Волгоград, породивший не одну яркую литературную фигуру (в книге есть четверостишия с посвящением землякам — Евгению Лукину, автору прекрасных и горьких сатирических стихов, и Сергею Синякину — интересному, яркому писателю), в текстах Васильева, тем не менее, не столько культурная среда, сколько преграда между человеком и почвой, землей, “черноземным космосом”.
Остальное
Тебе известно… Там, где ты лежал
С проломленным виском, растет трава,
Щебечут птицы, свившие гнездо
На тополе, с которым ты обнялся,
Пред тем, как рухнуть.
В сквере на скамейках
Целуются взасос и цедят пиво
Тинейджеры.
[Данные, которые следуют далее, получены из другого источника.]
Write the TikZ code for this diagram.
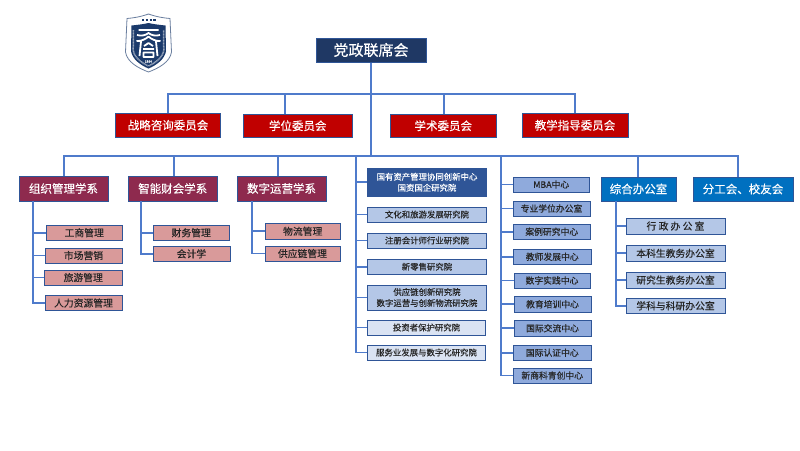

А в “Двадцать первом веке”
Лимоновцы надменные сидят
И хмуро пьют сердитую текилу.
И, сунув ноги в радостные кеды,
Танцуют горемычные скинхеды.
Это из несколько особняком стоящего цикла “Маленькие элегии” — жесткого, горького и гиперкультурного, отсылающего нас к белым пятистопным ямбам Луговского и напрямую, в одном из стихотворений, — к “Одиссей — Телемаку” Бродского. А сознательная перекличка с ключевыми фигурами русской поэзии достойнее и мужественнее, чем подражание.